What also went unremarked were the high levels of bullying from other children which are a taken for granted part of childhood for most kids and which lead to untold levels of misery throughout life. Perhaps we like to focus on these occasional extreme acts of violence, and to blame the handy scapegoat of violent media, because it stops us from having to look at the everday violence which is so much a part of life, and our part in allowing it to continue.

It seems that a strong linking theme in the panics around sexualistion and around video games is that it is children and adolescents that people are worried about being influenced. Clearly this is related to the current idea that children are innocent (by which we seem to mean non-sexual and non-violent). If children are sexual or aggressive at all it is put down to corrupting external forces. As one person at Psychology in The Pub pointed out. Perhaps we need the media to be this external force now that there is much less belief in demonic or supernatural forces.

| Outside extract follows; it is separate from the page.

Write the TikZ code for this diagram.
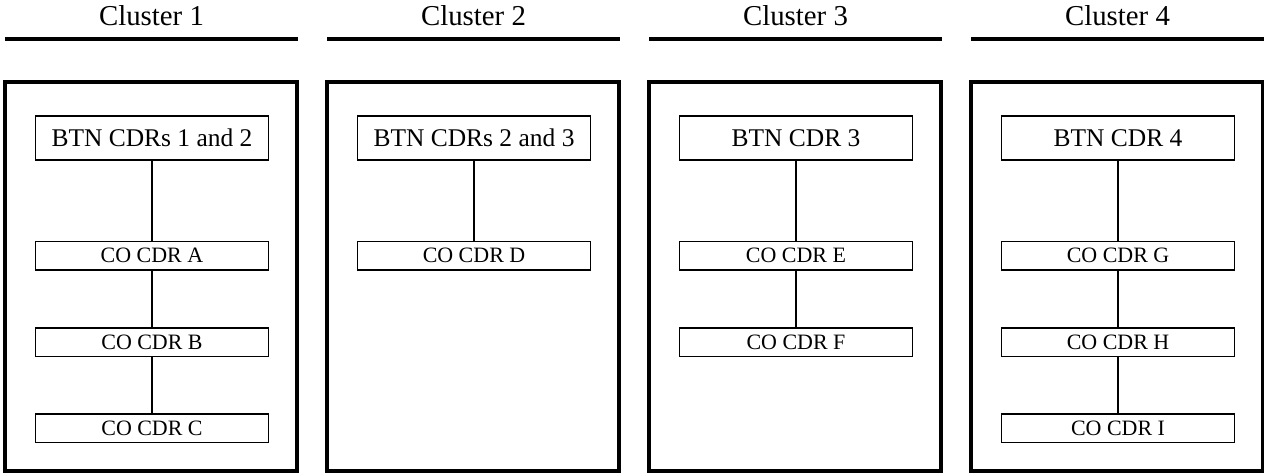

This blaming on the media is dangerous though because it prevents us from being aware of the inevitable sexuality and aggressiveness which children have (given that they are, after all, just young, small human beings). Avoiding this fact as a society can exacerbate the very problems which we are trying to alleviate, because it stops us from communicating about sexuality with young people (leaving them confused and unable to negotiate it themselves), and it means that we fail to address the bullying between children and teenagers which is so prevalent and destructive in their lives.